Morgan made a point of distinguishing between the real Goldilocks as opposed to the story book Goldilocks.  As we talked about the event, I was impressed by how fluid Goldilocks was--how she was able to walk out of a story into reality, and then back into the book again.  I'd like to think there's a lot more fluidity to all truth than grown ups have time or patience to consider.
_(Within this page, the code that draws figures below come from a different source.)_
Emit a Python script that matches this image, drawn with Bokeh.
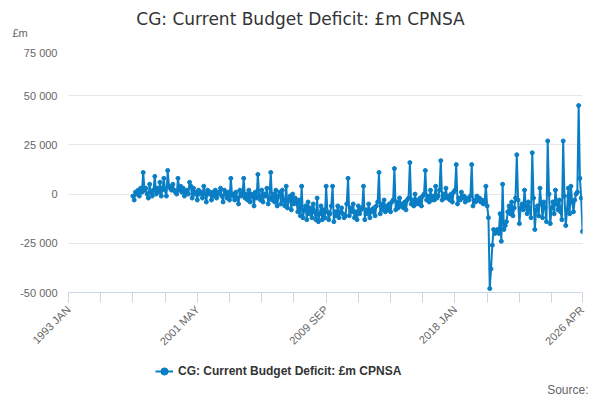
from bokeh.plotting import figure
from bokeh.layouts import column
from bokeh.models import FixedTicker, Legend, LegendItem, Label, CustomJSTickFormatter
from bokeh.embed import file_html
from bokeh.resources import INLINE

# monthly values (thousands of £m), Mar 1997 .. Apr 2026
start_year, start_month = 1997, 3
y1997 = [-1, -3, 1, 0, 2, -1, 3, 1, 11, 2]
y1998 = [3, 0, -2, 5, 1, -1, 2, 9, 0, 3, 1, 6]
y1999 = [-1, 3, 8, 2, -1, 12, 4, 3, 2, 5, 2, 1]
y2000 = [0, 8, 2, 4, 1, 3, -1, 1, 2, 0, 6, 4]
y2001 = [-2, 3, 0, 1, -3, 2, 0, 1, -2, 4, 0, -4]
y2002 = [2, 0, 1, -3, 1, -1, 2, -2, 0, 1, 3, -1]
y2003 = [-4, 2, 0, -2, 1, -3, 8, -1, 0, -3, 1, -2]
y2004 = [-5, 2, -1, 0, 8, -2, 0, -3, 2, -4, 0, -1]
y2005 = [-6, 1, -2, 10, -1, -3, 2, -4, 0, -1, 3, -5]
y2006 = [-2, 11, -3, 0, -4, 2, -6, -1, 1, -5, 2, -3]
y2007 = [-6, 4, -7, -3, -1, -8, 0, -5, -2, -4, -9, -3]
y2008 = [-11, 4, -12, -8, -6, -13, -4, -10, -7, -12, -5, -9]
y2009 = [-13, -2, -14, -10, -6, -13, -8, -12, 4, -9, -13, -10]
y2010 = [-6, 4, -14, -9, -11, -6, -12, -9, -7, -10, -12, -11]
y2011 = [-5, 8, -11, -7, -9, -5, -12, -9, -13, -6, -10, -8]
y2012 = [-7, 4, -13, -8, -10, -5, -12, -8, -9, -7, -11, -6]
y2013 = [-4, 11, -10, -5, -8, -3, -9, -6, -8, -5, -9, -4]
y2014 = [-3, 13, -8, -4, -7, -2, -6, -5, -7, -4, -8, -3]
y2015 = [-2, 16, -5, -3, -6, 0, -5, -3, -5, -2, -6, -1]
y2016 = [0, 12, -3, -1, -4, 2, -3, -1, -3, 4, -2, -1]
y2017 = [2, 17, -3, 0, -2, 3, -2, -1, -3, 0, -4, 1]
y2018 = [2, 15, -5, -2, -3, 1, -2, -1, -4, -2, -3, -3]
y2019 = [-1, 15, -6, -3, -4, -1, -3, -2, -4, -3, -5, -4]
y2020 = [4, -6, -12, -48, -38, -26, -18, -20, -19, -18, -20, -10]
y2021 = [-24, 5, -18, -16, -14, -9, -6, -10, -4, -11, -7, -2]
y2022 = [20, -3, -15, -7, -5, -8, 2, -6, -10, -4, -8, -12]
y2023 = [21, -2, -18, -8, -6, -11, 3, -5, -12, -4, -7, -14]
y2024 = [27, 0, -15, -7, -4, -10, 2, -5, -8, -3, -9, -13]
y2025 = [27, -1, -16, -8, 3, -10, 4, -4, -9, -3, 0, 1]
y2026 = [45, 8, -2, -19]

series = (y1997 + y1998 + y1999 + y2000 + y2001 + y2002 + y2003 + y2004 + y2005 + y2006
          + y2007 + y2008 + y2009 + y2010 + y2011 + y2012 + y2013 + y2014 + y2015
          + y2016 + y2017 + y2018 + y2019 + y2020 + y2021 + y2022 + y2023 + y2024
          + y2025 + y2026)
values = [v * 1000 for v in series]

tick_labels = {0: "1993 JAN", 100: "2001 MAY", 200: "2009 SEP", 300: "2018 JAN", 399: "2026 APR"}
offset = (start_year - 1993) * 12 + (start_month - 1)
xs = [offset + i for i in range(len(values))]

blue = "#0a7ec4"


def strip(height):
    f = figure(width=600, height=height, x_range=(0, 1), y_range=(0, 1), output_backend="svg",
               toolbar_location=None, min_border=0, frame_align=False)
    f.axis.visible = False
    f.grid.grid_line_color = None
    f.outline_line_color = None
    return f


# title strip
top = strip(46)
top.add_layout(Label(x=300, y=28, x_units="screen", y_units="screen",
                     text="CG: Current Budget Deficit: £m CPNSA", text_align="center",
                     text_baseline="middle", text_font="DejaVu Sans", text_font_size="17px",
                     text_color="#333333"))
top.add_layout(Label(x=12, y=14, x_units="screen", y_units="screen", text="£m",
                     text_baseline="middle", text_font_size="11px", text_color="#666666"))

p = figure(width=600, height=314, x_range=(0, 399), y_range=(-50000, 75000),
           output_backend="svg", toolbar_location=None, frame_align=False,
           min_border_left=68, min_border_right=18, min_border_top=0, min_border_bottom=68)

p.line(xs, values, line_color=blue, line_width=2)
p.scatter(xs, values, size=4, color=blue)

p.xaxis.ticker = FixedTicker(ticks=list(tick_labels.keys()), minor_ticks=list(range(0, 400, 25)))
p.xaxis.major_label_overrides = tick_labels
p.xaxis.major_label_orientation = 0.785
p.xaxis.major_label_text_color = "#666666"
p.xaxis.major_label_text_font_size = "11px"
p.xaxis.axis_line_color = "#ccd6eb"
p.xaxis.major_tick_line_color = "#ccd6eb"
p.xaxis.minor_tick_line_color = "#ccd6eb"
p.xaxis.minor_tick_out = 10
p.xaxis.major_tick_out = 10
p.xaxis.minor_tick_in = 0
p.xaxis.major_tick_in = 0
p.xgrid.grid_line_color = None

p.yaxis.ticker = FixedTicker(ticks=[-50000, -25000, 0, 25000, 50000, 75000])
p.yaxis.formatter = CustomJSTickFormatter(code="return tick.toString().replace(/\\B(?=(\\d{3})+(?!\\d))/g, ' ');")
p.yaxis.major_label_text_color = "#666666"
p.yaxis.major_label_text_font_size = "11px"
p.yaxis.axis_line_color = None
p.yaxis.major_tick_line_color = None
p.yaxis.minor_tick_line_color = None
p.ygrid.grid_line_color = "#e6e6e6"
p.outline_line_color = None

# legend strip underneath
lf = strip(40)
l1 = lf.line([-5, -4], [-5, -4], line_color=blue, line_width=2)
l2 = lf.scatter([-5], [-5], size=4, color=blue)
legend = Legend(items=[LegendItem(label="CG: Current Budget Deficit: £m CPNSA", renderers=[l1, l2])],
                location=(155, 19), orientation="horizontal", border_line_color=None,
                background_fill_alpha=0, padding=0, margin=0, glyph_width=18,
                label_text_font_style="bold", label_text_font_size="12px", label_text_color="#333333")
lf.add_layout(legend)
lf.add_layout(Label(x=588, y=11, x_units="screen", y_units="screen", text="Source:",
                    text_align="right", text_baseline="middle",
                    text_font_size="12px", text_color="#666666"))

open("out.html", "w").write(file_html(column(top, p, lf, spacing=0), INLINE))
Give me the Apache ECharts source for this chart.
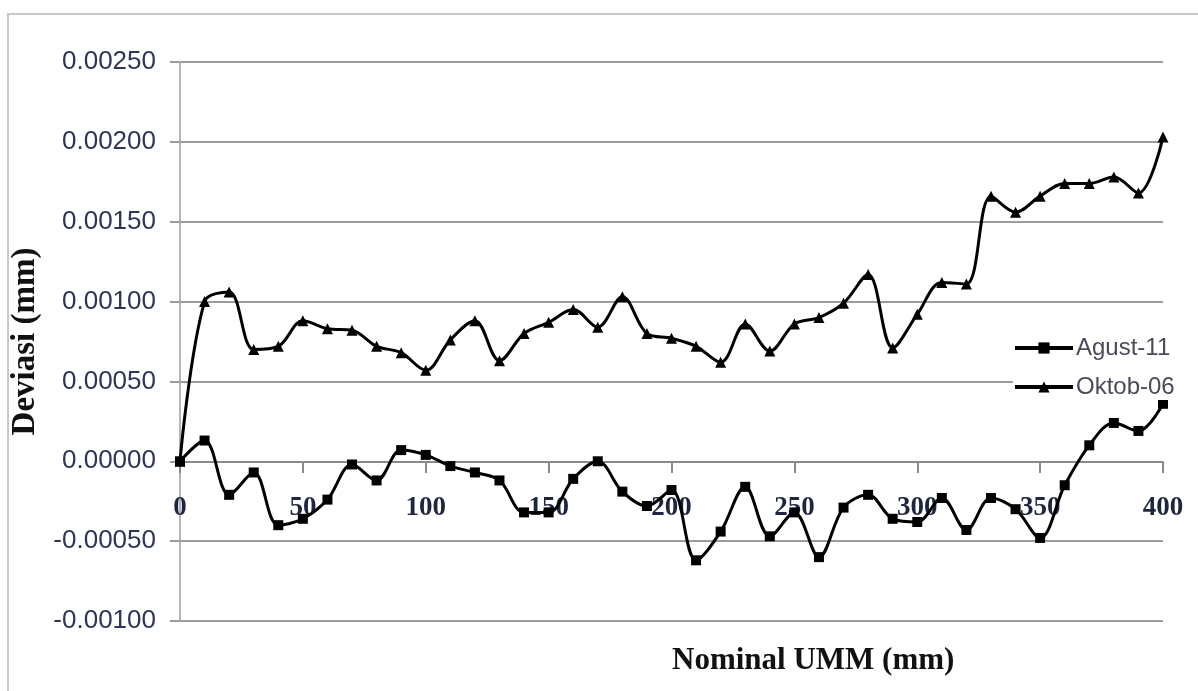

As a person who loves language, it's thrilling to me to watch Morgan catch on to the magic of storytelling and imaginative play.  Moose walk into the house regularly.  Baby animals take the shape of rocks she carries around the yard.  On our neighborhood walks we stop to visit with bunnies and roast marshmallows. We sit on a board and I'm informed I need to buckle up because the airplane is about to take off.

Even more amazing to me is Morgan's taste in books.  Goldilocks, Red Riding Hood, Cinderella, Jack and the Beanstalk, Chicken Little--she loves all the old nursery and fairy tales.  She likes stories where  good and bad are clear, but reality is hazy.  "The sky can't fall Mama," she says laughing at Chicken Little. It's fun to speculate that story lives in our DNA, and yet, as I watch Morgan enter her play world, it seems less like speculation and more like reality.  I'm enchanted to observe how from our first words we seek story to make meaning of our world.  We need stories to make us human; we hunger for them.  And somehow that comforts me; gives me hope that through story our empathy grows, and  perhaps our tolerance does too.

This is one of our favorite collections!

1 comment:

  1. Hooray! I'm so glad you wrote about this. I need to introduce more fairy tales into Gulliver's story diet. He's mostly consuming Dr. Seuss at this point.